【粗筋】
不景気な面の友達に一杯飲ませようかと言うと、懲りていると言う。別の友達がそう言ってあちこち連れ回り、川に下りて好きなだけ飲めと言った。
「川の水が飲めるかい」
「銘酒隅田川だと思え」
と言われ、悔しいから両手ですくって駆けつけ三杯。
誘った友達が言うには、この先に鰻屋が出来て、開店当日出掛けると、酒はすぐ来たのに鰻が来ない。催促すると丸焼きを持って来た。文句を言うと、職人が出て行って鰻が出せない、その代わりお勘定は頂きません、と酒をタダで飲んだと言う。
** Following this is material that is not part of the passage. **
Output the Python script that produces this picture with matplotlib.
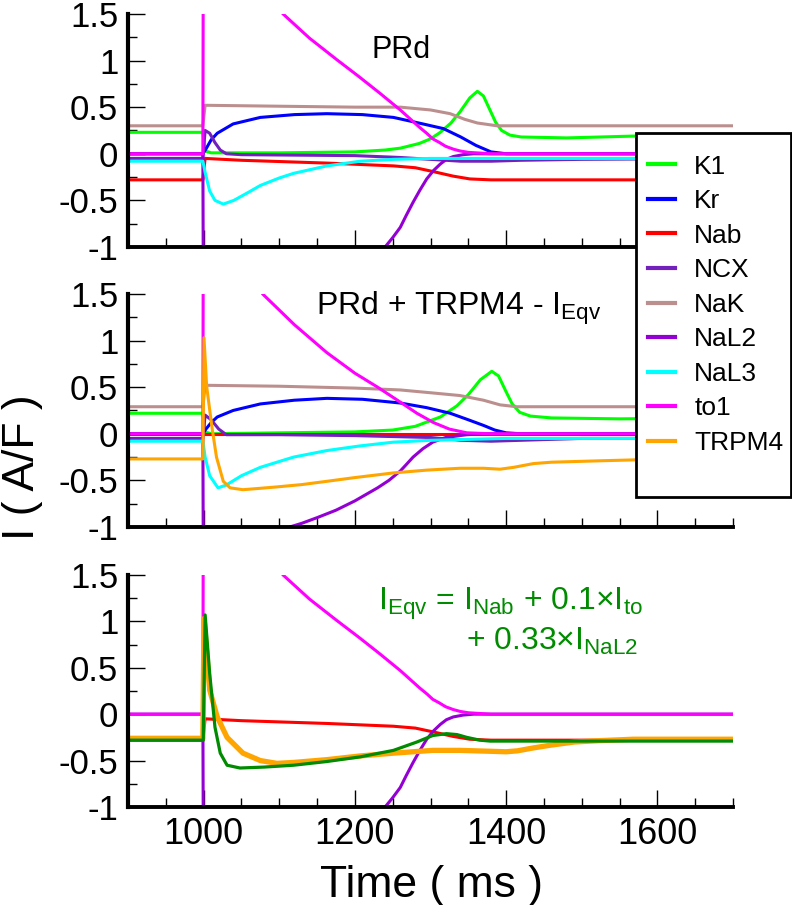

さっき、また鰻裂しがいなくて親父がうろうろしているから、今行けばタダで飲めると言うのだ。
店に行くと思惑通り、親父が
「今鰻裂しがいないので」
と断るが、「鰻裂しを食いに来たんじゃねえよ。鰻を食いに来たんだ」と言うので、親父が自分で鰻をつかもうとするが、握った鰻が逃げようとして、だんだん上へ向かう。
「お客さん、台を取って」
「前に向けりゃあいいじゃねえか」
と今後は前に向けるが、鰻をつかんだまま歩き始める。
「お客さん、留守番をお願いします」
かみさんが出て来て
「あら、お客様、主人がおりませんでしたか」
「今鰻をつかんで表へ出て行った」
「あらまたですか」
親父が町内を回って戻って来た。
「親方、お前ェどこへ行くんだい」
「前へ回って鰻に聞いて下さい」
【成立】
落ちまでほとんど同じ経緯だが、士族の商法で演じる「素人鰻」がある。タイトルはどっち付かずだが、一応区別しておく。こちらが新しく、「素人鰻」が主人の武士としての矜持などを省いて町人だけに改定したものと思われる。
落ちは、安永6(1777)年『時勢噺網目』巻一の「俄旅」には、「嬶ァ、よう留守せい」という落ち。関西の評論家には、原作の方がはるかに優れていると言う声が多い。まあ、スッキリして無駄はないが、演じた時の面白味はどうだろう。